* [WORK INSTRUCTIONS]: Reproduce all the lines below exactly and omit the images.

* [DATA SHOWN]:
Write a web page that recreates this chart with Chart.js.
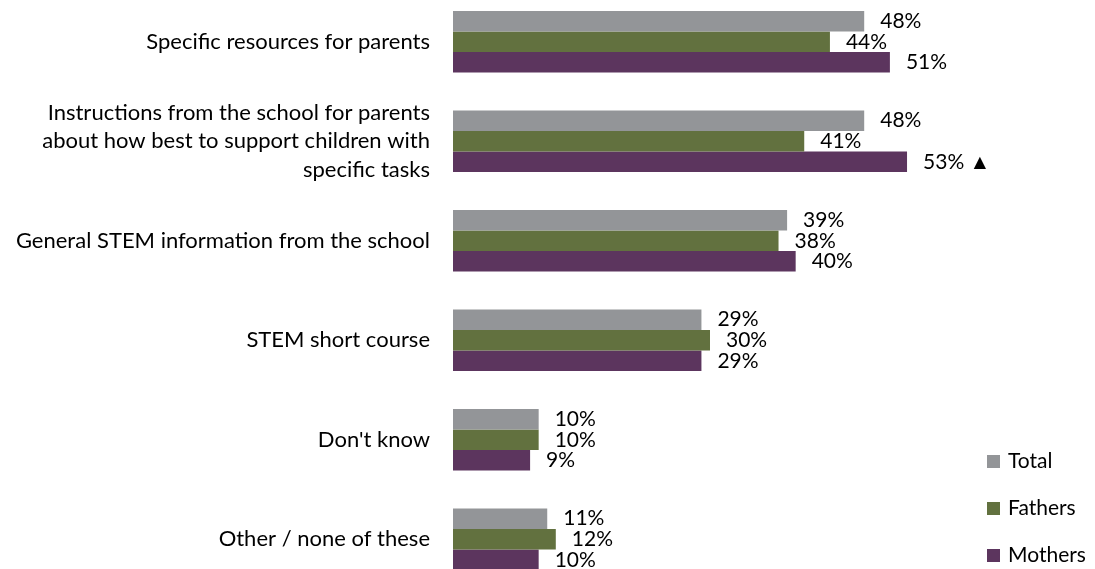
<!DOCTYPE html>
<html>
<head>
<meta charset="utf-8">
<script src="https://cdn.jsdelivr.net/npm/chart.js@4.4.1/dist/chart.umd.min.js"></script>
<style>
  html, body { margin: 0; padding: 0; background: #fff; overflow: hidden; }
  body { width: 1095px; height: 569px; position: relative; }
  #wrap { position: absolute; left: 0; top: -8px; width: 1095px; height: 597px; }
  #legend { position: absolute; left: 987px; top: 447px; font-family: Lato, sans-serif; font-size: 21px; color: #000; }
  #legend div { height: 47px; display: flex; align-items: flex-start; }
  #legend span.sw { display: inline-block; width: 13px; height: 13px; margin-right: 8px; margin-top: 8px; }
</style>
</head>
<body>
<div id="wrap"><canvas id="chart"></canvas></div>
<div id="legend"></div>
<script>
// categories and values
const categories = [
    'Specific resources for parents',
    ['Instructions from the school for parents', 'about how best to support children with', 'specific tasks'],
    'General STEM information from the school',
    'STEM short course',
    "Don't know",
    'Other / none of these'
];
const seriesNames = ['Total', 'Fathers', 'Mothers'];
const totalValues = [48, 48, 39, 29, 10, 11];
const fatherValues = [44, 41, 38, 30, 10, 12];
const motherValues = [51, 53, 40, 29, 9, 10];
// significance marker shown after a value
const motherMarks = ['', ' \u25B2', '', '', '', ''];

const colors = ['#939598', '#62713f', '#5c355e'];
const FONT = 'Lato, sans-serif';

const legendEl = document.getElementById('legend');
seriesNames.forEach((name, i) => {
    const row = document.createElement('div');
    row.innerHTML = '<span class="sw" style="background:' + colors[i] + '"></span>' + name;
    legendEl.appendChild(row);
});

const valueLabels = {
    id: 'valueLabels',
    afterDatasetsDraw(chart) {
        const ctx = chart.ctx;
        ctx.save();
        ctx.fillStyle = '#000';
        ctx.font = '21px ' + FONT;
        ctx.textAlign = 'left';
        ctx.textBaseline = 'middle';
        chart.data.datasets.forEach((ds, i) => {
            const meta = chart.getDatasetMeta(i);
            meta.data.forEach((bar, j) => {
                let txt = ds.data[j] + '%';
                if (i === 2) txt += motherMarks[j];
                ctx.fillText(txt, bar.x + 16, bar.y);
            });
        });
        ctx.restore();
    }
};

new Chart(document.getElementById('chart'), {
    type: 'bar',
    data: {
        labels: categories,
        datasets: [
            { label: seriesNames[0], data: totalValues, backgroundColor: colors[0] },
            { label: seriesNames[1], data: fatherValues, backgroundColor: colors[1] },
            { label: seriesNames[2], data: motherValues, backgroundColor: colors[2] }
        ]
    },
    options: {
        indexAxis: 'y',
        responsive: true,
        maintainAspectRatio: false,
        animation: false,
        datasets: {
            bar: { categoryPercentage: 0.62, barPercentage: 1.0 }
        },
        layout: { padding: { left: 0, right: 128, top: 0, bottom: 0 } },
        plugins: {
            legend: { display: false },
            tooltip: { enabled: false }
        },
        scales: {
            x: {
                display: false,
                min: 0,
                max: 60
            },
            y: {
                grid: { display: false, drawTicks: false },
                border: { display: false },
                ticks: {
                    color: '#000',
                    padding: 23,
                    font: { family: FONT, size: 22, lineHeight: 1.3 }
                },
                afterFit(scale) {
                    scale.width = 453;
                    scale.paddingTop = 0;
                    scale.paddingBottom = 0;
                }
            }
        }
    },
    plugins: [valueLabels]
});
</script>
</body>
</html>
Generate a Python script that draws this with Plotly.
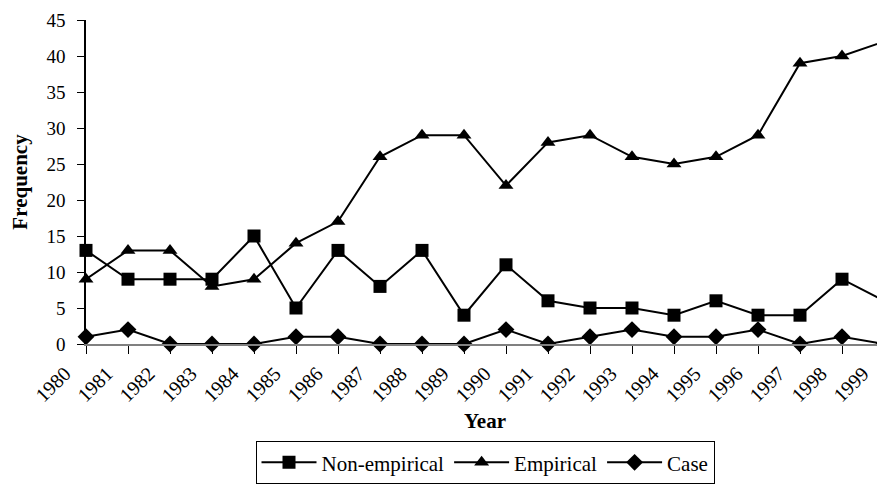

* [FINAL ANSWER]:
Write a web page that recreates this chart with Chart.js.
<!DOCTYPE html>
<html>
<head>
<meta charset="utf-8">
<script src="https://cdn.jsdelivr.net/npm/chart.js@4.4.1/dist/chart.umd.min.js"></script>
<style>
  html, body { margin: 0; padding: 0; background: #fff; overflow: hidden; }
  body { width: 1095px; height: 569px; position: relative; }
  #wrap { position: absolute; left: 0; top: -8px; width: 1095px; height: 597px; }
  #legend { position: absolute; left: 987px; top: 447px; font-family: Lato, sans-serif; font-size: 21px; color: #000; }
  #legend div { height: 47px; display: flex; align-items: flex-start; }
  #legend span.sw { display: inline-block; width: 13px; height: 13px; margin-right: 8px; margin-top: 8px; }
</style>
</head>
<body>
<div id="wrap"><canvas id="chart"></canvas></div>
<div id="legend"></div>
<script>
// categories and values
const categories = [
    'Specific resources for parents',
    ['Instructions from the school for parents', 'about how best to support children with', 'specific tasks'],
    'General STEM information from the school',
    'STEM short course',
    "Don't know",
    'Other / none of these'
];
const seriesNames = ['Total', 'Fathers', 'Mothers'];
const totalValues = [48, 48, 39, 29, 10, 11];
const fatherValues = [44, 41, 38, 30, 10, 12];
const motherValues = [51, 53, 40, 29, 9, 10];
// significance marker shown after a value
const motherMarks = ['', ' \u25B2', '', '', '', ''];

const colors = ['#939598', '#62713f', '#5c355e'];
const FONT = 'Lato, sans-serif';

const legendEl = document.getElementById('legend');
seriesNames.forEach((name, i) => {
    const row = document.createElement('div');
    row.innerHTML = '<span class="sw" style="background:' + colors[i] + '"></span>' + name;
    legendEl.appendChild(row);
});

const valueLabels = {
    id: 'valueLabels',
    afterDatasetsDraw(chart) {
        const ctx = chart.ctx;
        ctx.save();
        ctx.fillStyle = '#000';
        ctx.font = '21px ' + FONT;
        ctx.textAlign = 'left';
        ctx.textBaseline = 'middle';
        chart.data.datasets.forEach((ds, i) => {
            const meta = chart.getDatasetMeta(i);
            meta.data.forEach((bar, j) => {
                let txt = ds.data[j] + '%';
                if (i === 2) txt += motherMarks[j];
                ctx.fillText(txt, bar.x + 16, bar.y);
            });
        });
        ctx.restore();
    }
};

new Chart(document.getElementById('chart'), {
    type: 'bar',
    data: {
        labels: categories,
        datasets: [
            { label: seriesNames[0], data: totalValues, backgroundColor: colors[0] },
            { label: seriesNames[1], data: fatherValues, backgroundColor: colors[1] },
            { label: seriesNames[2], data: motherValues, backgroundColor: colors[2] }
        ]
    },
    options: {
        indexAxis: 'y',
        responsive: true,
        maintainAspectRatio: false,
        animation: false,
        datasets: {
            bar: { categoryPercentage: 0.62, barPercentage: 1.0 }
        },
        layout: { padding: { left: 0, right: 128, top: 0, bottom: 0 } },
        plugins: {
            legend: { display: false },
            tooltip: { enabled: false }
        },
        scales: {
            x: {
                display: false,
                min: 0,
                max: 60
            },
            y: {
                grid: { display: false, drawTicks: false },
                border: { display: false },
                ticks: {
                    color: '#000',
                    padding: 23,
                    font: { family: FONT, size: 22, lineHeight: 1.3 }
                },
                afterFit(scale) {
                    scale.width = 453;
                    scale.paddingTop = 0;
                    scale.paddingBottom = 0;
                }
            }
        }
    },
    plugins: [valueLabels]
});
</script>
</body>
</html>
Generate a Python script that draws this with Plotly.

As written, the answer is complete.